PROBLEM:
Pull out the lines from the line containing "Rebuild this chart" through the line containing "from matplotlib.ticker import FuncFormatter", both lines included, and copy them exactly.

GIVEN DATA:
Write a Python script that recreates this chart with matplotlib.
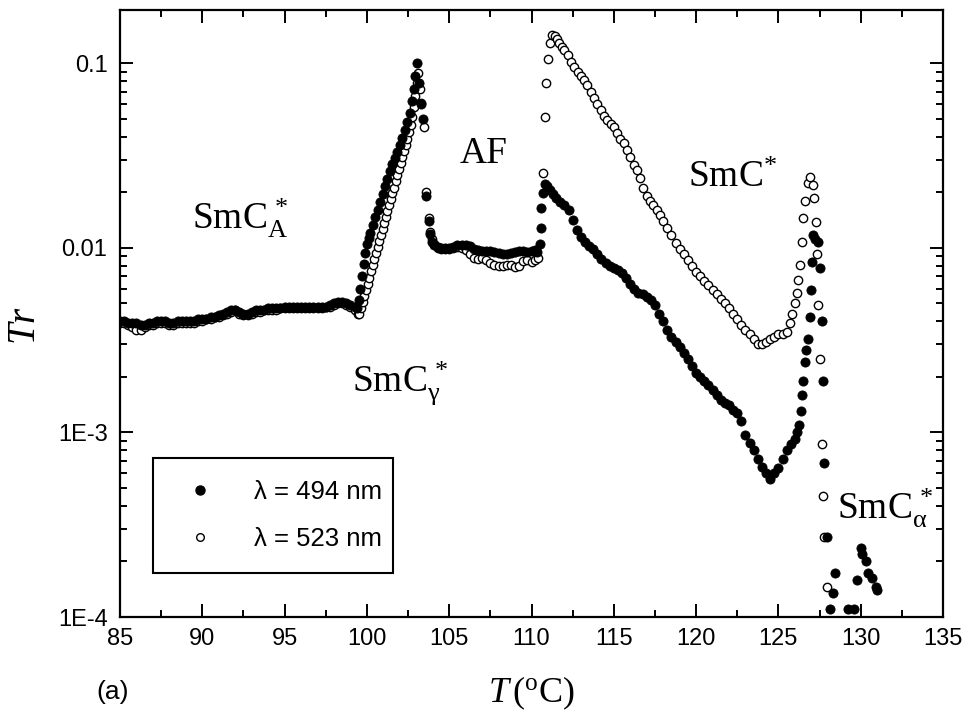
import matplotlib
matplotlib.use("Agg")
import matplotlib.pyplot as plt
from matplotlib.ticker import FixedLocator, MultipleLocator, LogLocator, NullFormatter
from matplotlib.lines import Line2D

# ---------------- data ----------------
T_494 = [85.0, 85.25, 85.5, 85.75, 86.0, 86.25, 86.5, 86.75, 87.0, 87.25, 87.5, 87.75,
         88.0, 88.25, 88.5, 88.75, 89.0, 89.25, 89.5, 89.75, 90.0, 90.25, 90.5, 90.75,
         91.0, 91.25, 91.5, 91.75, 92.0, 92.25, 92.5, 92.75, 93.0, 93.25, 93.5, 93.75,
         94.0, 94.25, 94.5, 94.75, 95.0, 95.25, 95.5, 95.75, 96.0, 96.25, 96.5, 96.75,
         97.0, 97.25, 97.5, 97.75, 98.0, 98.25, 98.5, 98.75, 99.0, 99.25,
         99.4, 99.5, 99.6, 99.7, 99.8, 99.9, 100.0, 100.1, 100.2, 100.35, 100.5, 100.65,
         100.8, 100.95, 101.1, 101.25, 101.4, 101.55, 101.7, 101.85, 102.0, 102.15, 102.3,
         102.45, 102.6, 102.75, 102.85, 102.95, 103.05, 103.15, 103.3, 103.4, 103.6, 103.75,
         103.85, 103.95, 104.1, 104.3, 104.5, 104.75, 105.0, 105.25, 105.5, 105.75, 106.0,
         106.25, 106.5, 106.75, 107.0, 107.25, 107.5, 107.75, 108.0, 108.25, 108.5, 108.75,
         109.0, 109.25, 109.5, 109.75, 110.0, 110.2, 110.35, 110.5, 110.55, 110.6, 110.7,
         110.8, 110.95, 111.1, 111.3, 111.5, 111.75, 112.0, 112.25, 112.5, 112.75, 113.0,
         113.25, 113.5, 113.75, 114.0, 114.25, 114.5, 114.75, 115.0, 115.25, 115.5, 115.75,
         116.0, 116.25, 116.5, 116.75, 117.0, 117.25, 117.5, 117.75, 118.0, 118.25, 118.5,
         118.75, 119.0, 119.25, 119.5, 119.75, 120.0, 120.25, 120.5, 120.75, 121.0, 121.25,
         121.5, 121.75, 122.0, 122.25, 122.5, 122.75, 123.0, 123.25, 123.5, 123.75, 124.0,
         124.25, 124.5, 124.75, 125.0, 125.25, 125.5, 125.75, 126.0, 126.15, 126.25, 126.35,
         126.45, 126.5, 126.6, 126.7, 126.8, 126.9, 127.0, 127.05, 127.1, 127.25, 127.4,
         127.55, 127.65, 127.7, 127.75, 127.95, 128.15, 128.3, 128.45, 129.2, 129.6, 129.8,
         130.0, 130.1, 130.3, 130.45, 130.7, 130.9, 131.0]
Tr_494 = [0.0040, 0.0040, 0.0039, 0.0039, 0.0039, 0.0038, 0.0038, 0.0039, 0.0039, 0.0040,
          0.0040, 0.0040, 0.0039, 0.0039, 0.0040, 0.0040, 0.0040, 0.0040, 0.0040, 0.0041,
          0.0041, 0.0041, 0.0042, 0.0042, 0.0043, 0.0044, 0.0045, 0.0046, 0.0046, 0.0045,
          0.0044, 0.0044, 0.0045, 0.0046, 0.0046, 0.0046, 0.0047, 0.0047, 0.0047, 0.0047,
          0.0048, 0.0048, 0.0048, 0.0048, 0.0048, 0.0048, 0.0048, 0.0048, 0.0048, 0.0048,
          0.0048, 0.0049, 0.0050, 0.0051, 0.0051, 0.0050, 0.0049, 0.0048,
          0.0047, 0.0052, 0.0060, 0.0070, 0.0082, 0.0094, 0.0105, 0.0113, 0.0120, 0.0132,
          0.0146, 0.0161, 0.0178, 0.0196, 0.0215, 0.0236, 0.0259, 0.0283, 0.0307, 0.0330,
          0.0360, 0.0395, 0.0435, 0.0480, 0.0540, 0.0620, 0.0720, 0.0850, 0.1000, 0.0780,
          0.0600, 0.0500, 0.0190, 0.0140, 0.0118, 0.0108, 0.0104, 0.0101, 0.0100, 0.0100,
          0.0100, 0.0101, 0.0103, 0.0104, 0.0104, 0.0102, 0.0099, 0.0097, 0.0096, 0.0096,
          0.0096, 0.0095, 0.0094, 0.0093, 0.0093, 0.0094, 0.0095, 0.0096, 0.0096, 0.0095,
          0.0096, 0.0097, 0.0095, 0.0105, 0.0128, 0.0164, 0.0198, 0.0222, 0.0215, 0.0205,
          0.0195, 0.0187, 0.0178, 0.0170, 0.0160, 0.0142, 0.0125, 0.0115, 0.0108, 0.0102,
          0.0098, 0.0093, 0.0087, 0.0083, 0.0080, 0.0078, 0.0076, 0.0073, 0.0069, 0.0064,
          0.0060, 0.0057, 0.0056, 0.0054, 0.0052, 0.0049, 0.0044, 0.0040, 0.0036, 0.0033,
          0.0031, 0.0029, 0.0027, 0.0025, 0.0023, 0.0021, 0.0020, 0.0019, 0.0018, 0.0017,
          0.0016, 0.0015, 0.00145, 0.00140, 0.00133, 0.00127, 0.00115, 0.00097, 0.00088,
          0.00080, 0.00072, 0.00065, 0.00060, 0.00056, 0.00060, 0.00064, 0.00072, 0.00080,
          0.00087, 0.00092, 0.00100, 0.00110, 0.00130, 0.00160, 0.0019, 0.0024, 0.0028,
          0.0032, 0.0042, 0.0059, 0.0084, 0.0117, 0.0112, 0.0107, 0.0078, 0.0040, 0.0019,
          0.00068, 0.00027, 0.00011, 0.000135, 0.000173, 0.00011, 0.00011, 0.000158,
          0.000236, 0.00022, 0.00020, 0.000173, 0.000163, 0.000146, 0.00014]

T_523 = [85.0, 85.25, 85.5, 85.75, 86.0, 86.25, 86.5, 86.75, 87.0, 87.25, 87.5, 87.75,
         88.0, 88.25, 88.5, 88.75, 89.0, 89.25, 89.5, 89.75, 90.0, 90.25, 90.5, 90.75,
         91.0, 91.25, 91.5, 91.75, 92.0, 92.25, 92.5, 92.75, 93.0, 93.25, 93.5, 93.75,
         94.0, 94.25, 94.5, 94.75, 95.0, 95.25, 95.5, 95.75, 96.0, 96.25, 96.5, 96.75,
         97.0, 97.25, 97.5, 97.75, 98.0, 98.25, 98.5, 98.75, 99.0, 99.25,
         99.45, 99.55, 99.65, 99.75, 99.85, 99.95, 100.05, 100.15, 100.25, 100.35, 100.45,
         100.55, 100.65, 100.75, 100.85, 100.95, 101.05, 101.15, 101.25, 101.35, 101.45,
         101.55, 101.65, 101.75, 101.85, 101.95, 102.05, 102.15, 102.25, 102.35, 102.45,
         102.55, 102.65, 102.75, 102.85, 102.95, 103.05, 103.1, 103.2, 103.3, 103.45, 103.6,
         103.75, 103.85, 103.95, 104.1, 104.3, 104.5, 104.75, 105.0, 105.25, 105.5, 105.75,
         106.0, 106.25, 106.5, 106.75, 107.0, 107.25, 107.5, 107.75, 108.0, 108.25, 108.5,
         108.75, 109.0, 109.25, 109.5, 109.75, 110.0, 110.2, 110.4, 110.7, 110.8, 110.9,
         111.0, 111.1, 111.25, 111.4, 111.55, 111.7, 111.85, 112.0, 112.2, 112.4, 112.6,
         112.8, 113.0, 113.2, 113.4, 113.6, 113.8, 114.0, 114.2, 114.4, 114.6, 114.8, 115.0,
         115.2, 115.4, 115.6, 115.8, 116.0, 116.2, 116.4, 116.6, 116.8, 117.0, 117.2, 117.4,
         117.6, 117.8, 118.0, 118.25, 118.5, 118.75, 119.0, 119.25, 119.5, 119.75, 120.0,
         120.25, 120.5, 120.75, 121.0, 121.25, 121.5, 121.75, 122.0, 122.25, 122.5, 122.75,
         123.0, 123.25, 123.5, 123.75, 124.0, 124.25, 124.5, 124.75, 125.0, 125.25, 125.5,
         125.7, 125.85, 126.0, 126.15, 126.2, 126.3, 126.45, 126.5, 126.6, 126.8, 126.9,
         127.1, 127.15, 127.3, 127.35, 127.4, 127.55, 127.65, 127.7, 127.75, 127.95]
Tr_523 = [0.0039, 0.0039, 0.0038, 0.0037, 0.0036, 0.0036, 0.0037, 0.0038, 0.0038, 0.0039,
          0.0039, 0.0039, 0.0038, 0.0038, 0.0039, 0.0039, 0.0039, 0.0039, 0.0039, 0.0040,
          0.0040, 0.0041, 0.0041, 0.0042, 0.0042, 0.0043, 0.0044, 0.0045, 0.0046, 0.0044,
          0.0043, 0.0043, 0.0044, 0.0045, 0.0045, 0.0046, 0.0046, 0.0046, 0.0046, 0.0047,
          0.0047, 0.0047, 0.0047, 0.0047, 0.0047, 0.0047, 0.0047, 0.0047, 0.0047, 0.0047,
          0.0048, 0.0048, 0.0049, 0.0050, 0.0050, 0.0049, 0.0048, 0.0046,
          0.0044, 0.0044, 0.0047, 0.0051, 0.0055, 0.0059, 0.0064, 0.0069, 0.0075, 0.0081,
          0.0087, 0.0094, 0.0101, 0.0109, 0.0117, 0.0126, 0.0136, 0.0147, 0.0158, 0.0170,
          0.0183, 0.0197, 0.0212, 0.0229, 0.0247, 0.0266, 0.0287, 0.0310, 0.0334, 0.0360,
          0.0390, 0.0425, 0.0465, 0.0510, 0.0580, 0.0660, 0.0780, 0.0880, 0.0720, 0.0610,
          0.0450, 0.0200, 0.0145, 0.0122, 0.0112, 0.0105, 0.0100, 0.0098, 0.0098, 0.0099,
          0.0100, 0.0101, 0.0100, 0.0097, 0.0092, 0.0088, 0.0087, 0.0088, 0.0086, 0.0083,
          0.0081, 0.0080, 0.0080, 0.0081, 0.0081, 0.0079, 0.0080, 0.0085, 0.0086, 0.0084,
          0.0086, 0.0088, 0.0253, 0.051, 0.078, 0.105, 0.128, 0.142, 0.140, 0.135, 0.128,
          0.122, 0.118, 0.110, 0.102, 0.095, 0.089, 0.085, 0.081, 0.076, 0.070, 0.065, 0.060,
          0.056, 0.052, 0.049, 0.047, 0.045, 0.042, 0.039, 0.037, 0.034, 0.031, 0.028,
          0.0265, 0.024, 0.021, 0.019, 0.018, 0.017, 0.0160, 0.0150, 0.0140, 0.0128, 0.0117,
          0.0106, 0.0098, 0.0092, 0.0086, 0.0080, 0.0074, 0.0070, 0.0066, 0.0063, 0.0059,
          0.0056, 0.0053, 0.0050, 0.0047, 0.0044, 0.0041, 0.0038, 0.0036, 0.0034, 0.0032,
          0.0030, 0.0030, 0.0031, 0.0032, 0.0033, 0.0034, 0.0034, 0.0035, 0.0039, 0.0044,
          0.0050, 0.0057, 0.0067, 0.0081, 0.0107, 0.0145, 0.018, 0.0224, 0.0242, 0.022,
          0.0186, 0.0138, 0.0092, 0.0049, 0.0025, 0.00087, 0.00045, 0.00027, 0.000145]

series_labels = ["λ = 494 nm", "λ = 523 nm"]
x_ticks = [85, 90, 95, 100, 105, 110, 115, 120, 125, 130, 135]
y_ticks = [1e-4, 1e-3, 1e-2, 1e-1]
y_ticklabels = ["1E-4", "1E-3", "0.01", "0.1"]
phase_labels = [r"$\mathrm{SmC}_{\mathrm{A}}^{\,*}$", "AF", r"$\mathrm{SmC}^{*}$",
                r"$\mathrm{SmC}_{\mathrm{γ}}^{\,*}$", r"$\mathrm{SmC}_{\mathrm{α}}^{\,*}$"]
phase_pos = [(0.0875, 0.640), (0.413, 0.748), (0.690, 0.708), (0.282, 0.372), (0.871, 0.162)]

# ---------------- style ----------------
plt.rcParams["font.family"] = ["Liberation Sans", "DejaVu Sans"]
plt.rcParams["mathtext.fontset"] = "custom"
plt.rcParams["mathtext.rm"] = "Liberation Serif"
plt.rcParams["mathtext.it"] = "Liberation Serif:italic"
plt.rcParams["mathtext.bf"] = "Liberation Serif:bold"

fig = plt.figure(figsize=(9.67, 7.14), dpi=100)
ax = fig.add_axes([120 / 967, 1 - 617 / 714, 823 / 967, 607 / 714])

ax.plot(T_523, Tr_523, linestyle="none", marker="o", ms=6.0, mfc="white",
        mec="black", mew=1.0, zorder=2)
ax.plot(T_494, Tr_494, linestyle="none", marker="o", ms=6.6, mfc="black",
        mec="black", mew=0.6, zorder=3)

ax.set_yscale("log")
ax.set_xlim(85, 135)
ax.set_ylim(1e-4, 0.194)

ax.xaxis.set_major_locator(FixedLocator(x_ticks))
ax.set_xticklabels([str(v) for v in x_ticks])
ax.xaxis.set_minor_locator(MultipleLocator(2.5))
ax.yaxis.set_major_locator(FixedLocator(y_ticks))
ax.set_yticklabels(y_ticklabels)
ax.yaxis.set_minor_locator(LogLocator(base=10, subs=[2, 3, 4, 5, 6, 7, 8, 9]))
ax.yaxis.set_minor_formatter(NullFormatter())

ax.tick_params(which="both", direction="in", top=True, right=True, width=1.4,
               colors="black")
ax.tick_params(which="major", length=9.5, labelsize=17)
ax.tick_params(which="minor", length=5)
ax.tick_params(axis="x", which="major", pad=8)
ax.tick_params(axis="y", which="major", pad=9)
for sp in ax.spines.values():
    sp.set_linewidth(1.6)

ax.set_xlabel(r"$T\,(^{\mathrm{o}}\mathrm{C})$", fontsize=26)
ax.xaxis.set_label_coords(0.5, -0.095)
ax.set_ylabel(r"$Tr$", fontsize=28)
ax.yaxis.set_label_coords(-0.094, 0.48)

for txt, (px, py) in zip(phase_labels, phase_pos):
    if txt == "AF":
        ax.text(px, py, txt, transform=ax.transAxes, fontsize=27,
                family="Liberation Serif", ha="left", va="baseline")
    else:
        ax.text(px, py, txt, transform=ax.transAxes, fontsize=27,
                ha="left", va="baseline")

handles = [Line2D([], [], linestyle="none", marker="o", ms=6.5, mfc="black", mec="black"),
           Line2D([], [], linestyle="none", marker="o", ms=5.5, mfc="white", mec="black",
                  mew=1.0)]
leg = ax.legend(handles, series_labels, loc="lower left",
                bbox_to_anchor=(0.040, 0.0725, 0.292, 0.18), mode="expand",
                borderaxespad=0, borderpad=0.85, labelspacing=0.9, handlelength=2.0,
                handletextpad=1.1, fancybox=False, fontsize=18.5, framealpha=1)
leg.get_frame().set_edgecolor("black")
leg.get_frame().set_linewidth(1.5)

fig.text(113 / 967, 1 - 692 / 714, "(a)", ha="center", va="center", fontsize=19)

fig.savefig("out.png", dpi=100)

--

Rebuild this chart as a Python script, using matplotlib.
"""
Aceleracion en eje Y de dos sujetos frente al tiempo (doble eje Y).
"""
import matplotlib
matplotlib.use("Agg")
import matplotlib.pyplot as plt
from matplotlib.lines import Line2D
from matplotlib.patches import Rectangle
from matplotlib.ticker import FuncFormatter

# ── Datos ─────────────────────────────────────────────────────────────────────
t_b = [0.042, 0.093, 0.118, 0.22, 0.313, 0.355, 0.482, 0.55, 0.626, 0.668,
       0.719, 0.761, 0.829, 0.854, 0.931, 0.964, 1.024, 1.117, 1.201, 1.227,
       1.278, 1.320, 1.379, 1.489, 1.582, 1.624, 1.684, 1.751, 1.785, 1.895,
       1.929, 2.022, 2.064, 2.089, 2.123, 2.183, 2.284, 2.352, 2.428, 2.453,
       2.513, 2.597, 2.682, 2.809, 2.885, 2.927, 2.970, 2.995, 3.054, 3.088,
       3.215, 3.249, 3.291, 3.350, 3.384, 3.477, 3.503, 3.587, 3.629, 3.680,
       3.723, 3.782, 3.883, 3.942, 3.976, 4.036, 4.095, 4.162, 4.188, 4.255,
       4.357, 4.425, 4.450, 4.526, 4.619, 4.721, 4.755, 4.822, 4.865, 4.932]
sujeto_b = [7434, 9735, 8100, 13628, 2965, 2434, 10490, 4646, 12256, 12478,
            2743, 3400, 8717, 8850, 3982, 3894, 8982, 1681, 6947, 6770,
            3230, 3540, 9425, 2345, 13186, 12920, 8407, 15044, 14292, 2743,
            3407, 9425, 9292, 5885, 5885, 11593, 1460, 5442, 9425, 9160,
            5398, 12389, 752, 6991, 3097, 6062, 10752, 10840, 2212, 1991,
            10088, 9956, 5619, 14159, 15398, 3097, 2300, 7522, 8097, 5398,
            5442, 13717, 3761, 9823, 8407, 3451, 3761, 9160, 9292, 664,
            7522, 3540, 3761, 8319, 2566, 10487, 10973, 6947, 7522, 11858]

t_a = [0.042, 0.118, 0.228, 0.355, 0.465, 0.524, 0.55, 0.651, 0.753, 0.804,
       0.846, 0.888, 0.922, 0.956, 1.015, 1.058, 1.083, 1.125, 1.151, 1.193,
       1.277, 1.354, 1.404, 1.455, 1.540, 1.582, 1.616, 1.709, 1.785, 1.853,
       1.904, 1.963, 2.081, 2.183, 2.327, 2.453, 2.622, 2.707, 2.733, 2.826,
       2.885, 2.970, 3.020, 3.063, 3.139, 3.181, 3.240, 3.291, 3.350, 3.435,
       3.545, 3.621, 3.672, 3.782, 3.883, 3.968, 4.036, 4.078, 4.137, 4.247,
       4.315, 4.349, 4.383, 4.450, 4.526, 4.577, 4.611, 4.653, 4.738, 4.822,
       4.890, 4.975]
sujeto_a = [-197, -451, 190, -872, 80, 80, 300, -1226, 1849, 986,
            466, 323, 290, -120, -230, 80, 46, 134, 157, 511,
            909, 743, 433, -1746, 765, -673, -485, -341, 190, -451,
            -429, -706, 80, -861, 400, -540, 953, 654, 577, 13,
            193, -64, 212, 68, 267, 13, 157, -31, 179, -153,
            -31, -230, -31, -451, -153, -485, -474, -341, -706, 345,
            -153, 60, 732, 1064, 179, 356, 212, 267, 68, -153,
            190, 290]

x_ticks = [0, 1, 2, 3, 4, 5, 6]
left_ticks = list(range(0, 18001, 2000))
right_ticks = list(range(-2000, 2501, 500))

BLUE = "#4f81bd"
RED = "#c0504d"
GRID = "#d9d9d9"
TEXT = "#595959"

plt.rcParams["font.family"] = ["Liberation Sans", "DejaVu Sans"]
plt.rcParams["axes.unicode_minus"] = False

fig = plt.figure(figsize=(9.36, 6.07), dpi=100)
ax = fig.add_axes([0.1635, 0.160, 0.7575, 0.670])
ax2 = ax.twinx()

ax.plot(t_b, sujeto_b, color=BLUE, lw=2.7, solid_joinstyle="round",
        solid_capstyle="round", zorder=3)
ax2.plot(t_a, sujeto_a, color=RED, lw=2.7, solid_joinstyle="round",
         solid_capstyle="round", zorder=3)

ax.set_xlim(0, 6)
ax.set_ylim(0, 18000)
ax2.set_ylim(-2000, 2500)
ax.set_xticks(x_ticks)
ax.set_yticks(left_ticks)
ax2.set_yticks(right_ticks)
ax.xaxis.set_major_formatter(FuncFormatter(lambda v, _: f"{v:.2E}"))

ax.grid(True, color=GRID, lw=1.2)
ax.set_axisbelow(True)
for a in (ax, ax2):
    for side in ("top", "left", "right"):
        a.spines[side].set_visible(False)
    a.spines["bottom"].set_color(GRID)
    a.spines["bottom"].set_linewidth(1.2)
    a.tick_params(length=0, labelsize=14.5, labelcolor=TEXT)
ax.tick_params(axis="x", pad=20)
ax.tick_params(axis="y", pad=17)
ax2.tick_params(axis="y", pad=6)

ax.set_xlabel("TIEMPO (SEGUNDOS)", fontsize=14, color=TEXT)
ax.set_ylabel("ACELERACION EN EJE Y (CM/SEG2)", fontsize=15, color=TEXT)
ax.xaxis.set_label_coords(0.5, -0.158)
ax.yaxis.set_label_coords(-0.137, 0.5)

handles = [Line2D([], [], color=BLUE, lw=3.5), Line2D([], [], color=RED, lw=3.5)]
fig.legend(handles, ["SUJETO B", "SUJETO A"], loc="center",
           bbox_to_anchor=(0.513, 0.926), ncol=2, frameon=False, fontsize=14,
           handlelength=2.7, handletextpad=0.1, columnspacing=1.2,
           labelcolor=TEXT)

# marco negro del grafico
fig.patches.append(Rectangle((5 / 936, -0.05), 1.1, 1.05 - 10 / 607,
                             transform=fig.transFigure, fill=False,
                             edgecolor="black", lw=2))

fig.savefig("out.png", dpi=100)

--

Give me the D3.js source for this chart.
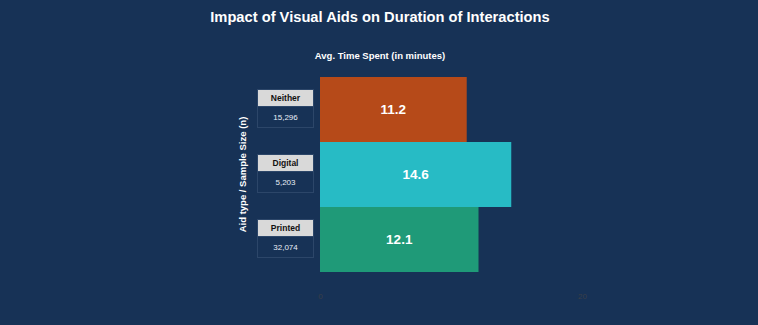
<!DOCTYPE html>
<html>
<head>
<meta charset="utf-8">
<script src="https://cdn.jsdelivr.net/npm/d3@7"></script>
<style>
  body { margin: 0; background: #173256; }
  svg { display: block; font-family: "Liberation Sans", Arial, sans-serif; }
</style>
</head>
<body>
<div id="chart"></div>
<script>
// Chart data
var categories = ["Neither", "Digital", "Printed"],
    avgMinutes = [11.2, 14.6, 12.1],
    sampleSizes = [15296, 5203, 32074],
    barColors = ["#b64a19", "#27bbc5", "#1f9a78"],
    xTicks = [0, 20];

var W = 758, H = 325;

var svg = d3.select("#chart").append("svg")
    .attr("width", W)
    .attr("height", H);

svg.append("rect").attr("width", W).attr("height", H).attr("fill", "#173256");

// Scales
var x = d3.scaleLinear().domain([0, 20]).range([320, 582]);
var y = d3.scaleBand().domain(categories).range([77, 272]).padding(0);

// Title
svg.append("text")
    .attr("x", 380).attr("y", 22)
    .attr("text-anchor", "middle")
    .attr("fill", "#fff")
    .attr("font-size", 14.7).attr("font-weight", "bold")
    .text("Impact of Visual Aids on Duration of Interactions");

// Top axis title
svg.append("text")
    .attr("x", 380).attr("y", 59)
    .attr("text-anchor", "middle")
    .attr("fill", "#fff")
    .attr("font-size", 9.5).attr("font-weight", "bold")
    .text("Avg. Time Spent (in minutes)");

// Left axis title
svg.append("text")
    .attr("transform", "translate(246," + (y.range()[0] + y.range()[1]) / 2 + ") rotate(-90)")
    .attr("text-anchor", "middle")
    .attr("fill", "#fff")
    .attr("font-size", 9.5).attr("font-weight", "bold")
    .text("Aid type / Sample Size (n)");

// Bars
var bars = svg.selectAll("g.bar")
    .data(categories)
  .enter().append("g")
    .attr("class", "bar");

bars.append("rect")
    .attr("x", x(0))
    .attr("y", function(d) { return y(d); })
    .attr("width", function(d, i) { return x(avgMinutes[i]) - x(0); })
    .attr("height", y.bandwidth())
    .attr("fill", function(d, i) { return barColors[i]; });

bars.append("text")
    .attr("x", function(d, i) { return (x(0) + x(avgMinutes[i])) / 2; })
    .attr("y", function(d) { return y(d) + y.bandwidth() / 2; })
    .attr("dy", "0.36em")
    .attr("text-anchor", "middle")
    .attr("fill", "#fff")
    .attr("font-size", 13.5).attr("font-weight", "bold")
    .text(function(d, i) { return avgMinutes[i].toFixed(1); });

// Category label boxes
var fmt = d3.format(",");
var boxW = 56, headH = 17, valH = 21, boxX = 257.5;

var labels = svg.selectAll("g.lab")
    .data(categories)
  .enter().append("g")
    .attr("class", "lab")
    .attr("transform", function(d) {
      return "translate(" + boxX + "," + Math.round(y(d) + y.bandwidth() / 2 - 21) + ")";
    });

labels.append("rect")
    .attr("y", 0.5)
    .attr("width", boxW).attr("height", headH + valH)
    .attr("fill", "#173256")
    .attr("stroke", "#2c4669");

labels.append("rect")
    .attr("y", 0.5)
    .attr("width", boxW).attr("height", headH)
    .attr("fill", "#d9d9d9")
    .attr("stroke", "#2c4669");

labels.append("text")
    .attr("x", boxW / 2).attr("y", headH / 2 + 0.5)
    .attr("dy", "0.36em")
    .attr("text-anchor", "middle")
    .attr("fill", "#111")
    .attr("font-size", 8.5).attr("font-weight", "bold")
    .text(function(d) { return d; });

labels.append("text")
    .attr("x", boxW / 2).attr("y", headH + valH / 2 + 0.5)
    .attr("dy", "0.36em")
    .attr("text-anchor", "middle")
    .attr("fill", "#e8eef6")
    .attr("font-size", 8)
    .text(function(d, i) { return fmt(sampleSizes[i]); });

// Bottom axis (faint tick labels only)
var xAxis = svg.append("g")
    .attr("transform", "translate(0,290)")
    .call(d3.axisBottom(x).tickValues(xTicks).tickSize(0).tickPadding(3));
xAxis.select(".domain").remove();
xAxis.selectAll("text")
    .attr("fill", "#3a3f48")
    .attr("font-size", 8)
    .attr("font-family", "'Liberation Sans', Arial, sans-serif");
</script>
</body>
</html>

RESULT BELOW:
Rebuild this chart as a Python script, using matplotlib.
"""
Aceleracion en eje Y de dos sujetos frente al tiempo (doble eje Y).
"""
import matplotlib
matplotlib.use("Agg")
import matplotlib.pyplot as plt
from matplotlib.lines import Line2D
from matplotlib.patches import Rectangle
from matplotlib.ticker import FuncFormatter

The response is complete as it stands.